Labour MP Helena Dalli has slammed the government over its reckless expenditure and mismanagement at the Malta Shipyards, resulting in the re-employment of workers who took out an expensive early retirment scheme.
“Those who are running the country lack a long-term serious vision. It’s a management by crisis government,” Dalli, the Labour spokesperson on the Shipyards, told MaltaToday. “I see nothing but lack of seriousness and lack of planning.
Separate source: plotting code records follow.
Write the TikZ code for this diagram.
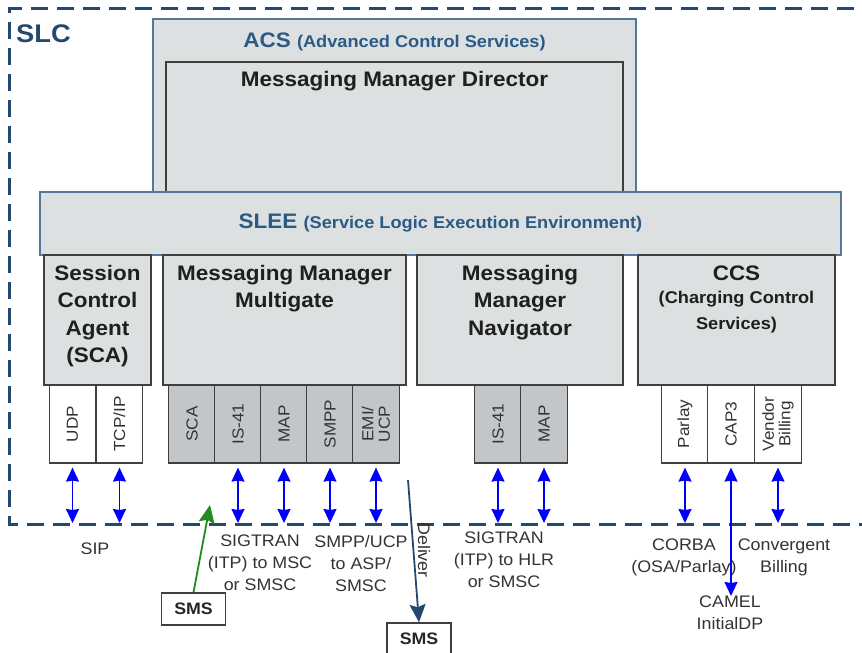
\documentclass[tikz,border=0pt]{standalone}
\usepackage{fontspec}
\setmainfont{Liberation Sans}[FakeStretch=1.07]
\usetikzlibrary{arrows.meta}
\definecolor{slcblue}{HTML}{24496E}
\definecolor{acsblue}{HTML}{2C5A85}
\definecolor{boxfill}{HTML}{DDE0E1}
\definecolor{subfill}{HTML}{C2C6C8}
\definecolor{boxline}{HTML}{3F3F3F}
\definecolor{acsline}{HTML}{54779A}
\definecolor{txtgray}{HTML}{333333}
\definecolor{arrblue}{HTML}{0000FF}
\definecolor{smsgreen}{HTML}{1E8C1E}
\newcommand{\fs}[2]{\fontsize{#1}{#2}\selectfont}
\tikzset{
  bluetip/.tip={Stealth[length=14pt,width=13pt,inset=1pt]},
  bigbox/.style={draw=boxline, line width=1.4pt, fill=boxfill, inner sep=0pt},
  outerbox/.style={draw=acsline, line width=1.1pt, fill=boxfill, inner sep=0pt},
  subbox/.style={draw=boxline, line width=1.2pt, inner sep=0pt, minimum width=46.5pt, minimum height=78pt},
  subgray/.style={subbox, fill=subfill},
  subwhite/.style={subbox, fill=white},
  subtxt/.style={rotate=90, inner sep=0pt, text=txtgray, font=\fs{16}{16.5}, align=center},
  ttl/.style={inner sep=0pt, align=center, font=\bfseries\fs{21}{27.5}, text=black!88},
  lbl/.style={inner sep=0pt, align=center, font=\fs{16.7}{22}, text=txtgray},
  biarrow/.style={draw=arrblue, line width=1.5pt, {bluetip}-{bluetip}},
  bigtip/.style={-{Stealth[length=18pt,width=16pt,inset=3pt]}, line width=1.8pt},
  smsbox/.style={draw=boxline, line width=1.4pt, fill=white, inner sep=0pt, minimum width=64pt, minimum height=32pt, font=\bfseries\fs{16.6}{18}, text=black!85},
}
\begin{document}
\begin{tikzpicture}[x=1pt, y=-1pt]
\useasboundingbox (0,0) rectangle (862,653);
\clip (0,0) rectangle (862,653);
% SLC dashed frame
\draw[slcblue, line width=2.8pt, dash pattern=on 17pt off 9pt] (880,8.5) -- (9.5,8.5) -- (9.5,524.5) -- (880,524.5);
\node[anchor=west, inner sep=0pt, font=\bfseries\fs{25.5}{25.5}, text=slcblue] (slc) at (16,34) {SLC};
% ACS
\node[outerbox, minimum width=483pt, minimum height=173pt] (acs) at (394.5,105.5) {};
\node[inner sep=0pt, text=acsblue] (acst) at (394.5,41.5) {\bfseries\fs{21}{21}ACS \fs{17}{17}(Advanced Control Services)};
\node[bigbox, minimum width=457pt, minimum height=130pt] (mmd) at (394.5,127) {};
\node[ttl] (mmdt) at (394.5,81.5) {Messaging Manager Director};
% SLEE
\node[outerbox, minimum width=801pt, minimum height=63pt] (slee) at (440.5,223.5) {};
\node[inner sep=0pt, text=acsblue] (sleet) at (440.5,223) {\bfseries\fs{21}{21}SLEE \fs{17}{17}(Service Logic Execution Environment)};
% lower component boxes
\node[bigbox, minimum width=107pt, minimum height=130pt] (sca) at (97.5,320) {};
\node[ttl, anchor=north] (scat) at (97.5,265) {Session\\Control\\Agent\\(SCA)};
\node[bigbox, minimum width=243pt, minimum height=130pt] (mmm) at (284.5,320) {};
\node[ttl, anchor=north] (mmmt) at (284.5,265) {Messaging Manager\\Multigate};
\node[bigbox, minimum width=206pt, minimum height=130pt] (mmn) at (520,320) {};
\node[ttl, anchor=north] (mmnt) at (520,265) {Messaging\\Manager\\Navigator};
\node[bigbox, minimum width=197pt, minimum height=130pt] (ccs) at (736.5,320) {};
\node[ttl, anchor=north] (ccst) at (736.5,265.5) {CCS};
\node[ttl, anchor=north, font=\bfseries\fs{17}{26}] (ccst2) at (736.5,290.5) {(Charging Control\\Services)};
% sub boxes
\node[subwhite] (udp) at (72.5,424) {};
\node[subtxt] (udpt) at (udp) {UDP};
\node[subwhite] (tcp) at (119.5,424) {};
\node[subtxt] (tcpt) at (tcp) {TCP/IP};
\node[subgray] (msca) at (192,424) {};
\node[subtxt] (mscat) at (msca) {SCA};
\node[subgray] (mis) at (238,424) {};
\node[subtxt] (mist) at (mis) {IS-41};
\node[subgray] (mmap) at (284,424) {};
\node[subtxt] (mmapt) at (mmap) {MAP};
\node[subgray] (smpp) at (330,424) {};
\node[subtxt] (smppt) at (smpp) {SMPP};
\node[subgray] (emi) at (376,424) {};
\node[subtxt] (emit) at (emi) {EMI/\\UCP};
\node[subgray] (nis) at (498,424) {};
\node[subtxt] (nist) at (nis) {IS-41};
\node[subgray] (nmap) at (544,424) {};
\node[subtxt] (nmapt) at (nmap) {MAP};
\node[subwhite] (parl) at (685,424) {};
\node[subtxt] (parlt) at (parl) {Parlay};
\node[subwhite] (cap) at (731,424) {};
\node[subtxt] (capt) at (cap) {CAP3};
\node[subwhite] (vend) at (778,424) {};
\node[subtxt] (vendt) at (vend) {Vendor\\Billing};
% dashed line level
\coordinate (dl) at (0,523);
% double arrows
\foreach \n in {udp,tcp,mis,mmap,smpp,emi,nis,nmap,parl,vend}{
  \draw[biarrow] ([yshift=-4pt]\n.south) -- (\n.south |- dl);
}
% labels
\node[lbl] (sip) at (95,549) {SIP};
\node[lbl, anchor=north] (sig1) at (260,535) {SIGTRAN\\(ITP) to MSC\\or SMSC};
\node[lbl, anchor=north] (smppl) at (361,535) {SMPP/UCP\\to ASP/\\SMSC};
\node[lbl, anchor=north] (sig2) at (504,532) {SIGTRAN\\(ITP) to HLR\\or SMSC};
\node[lbl, anchor=north] (corba) at (684,539) {CORBA\\(OSA/Parlay)};
\node[lbl, anchor=north] (conv) at (784,539) {Convergent\\Billing};
\node[lbl, anchor=north] (camel) at (730,596) {CAMEL\\InitialDP};
\draw[biarrow] ([yshift=-4pt]cap.south) -- (camel.north -| cap.south);
% SMS boxes
\node[smsbox] (sms1) at (193.5,609) {SMS};
\coordinate (greenend) at (210,505);
\draw[smsgreen, bigtip] (sms1.north) -- (greenend);
\node[smsbox] (sms2) at (419,639) {SMS};
\coordinate (delstart) at (408,480);
\draw[slcblue, bigtip] (delstart) -- (sms2.north);
\node[lbl, rotate=-90] (deliver) at (424,550) {Deliver};
\end{tikzpicture}
\end{document}
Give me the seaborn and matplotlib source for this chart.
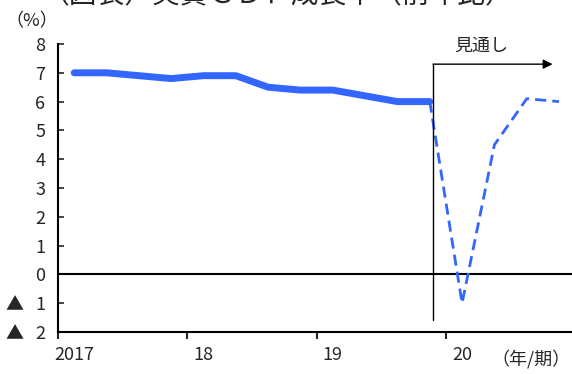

If the government had any good planning sense, it would have spent less and less money on the Shipyards issue.”
Only last Sunday sister paper Illum revealed that between January and May of this year the Government has spent €8.8 million on wages “out of which the majority of the funds went to those workers who had earlier benefited from an early retirement” – data which has since been confirmed by Infrastructure Minister Austin Gatt.
A similar saga happened years ago at the Public Broadcasting Services. Former workers who had received thousand in euros as part of an early retirement scheme, were afterwards hired to do private work for the same PBS.
The Ministry justified the €8.8 million figure at the yards by stating that “certain work at the Shipyards had to be done.
“The workers who were retained were kept on short contracts that ended as soon as the work carried by the workers was finished.”
The government is however still mum on exactly how much of the €8.8 million bill went to maintain the ex-workers’ contracts, despite numerous emails and reminders.
Over the past months government forked out a hefty €64.7 million to sustain the Malta Shipyard Early Retirement Scheme. Today only 141 workers remain on the official Shipyards payroll as 96% of the company’s entire workforce benefited from the retirement scheme.
Helena Dalli accuses the government for “throwing away workers’ skills”.
“The government boasts that it wants to establish Malta as the centre of maritime activities. But it simply threw away the skills of almost all the Shipyard workers,” she said. “Besides, if you just look at the track records you can see a pattern. In the 70s and 80s the Shipyards managed to make a decent profit. Things however went downhill under Nationalist administrations. Under the PL government between 1996 and 1998 the Shipyards deficit started to decrease. But things reverted to a negative trend when PN went back in government.”
Dalli insists the PN has never had a sense of goodwill, and never invested in new machinery.
“The workers were always to blame,” she adds. “Before the election the government promised that all the jobs at the Shipyards would be guaranteed. Once in power, the PN axed jobs. Many of the workers are still unemployed. Where is the workers’ dignity? As always, the Shipyards are yet again a pawn in the government’s hands.”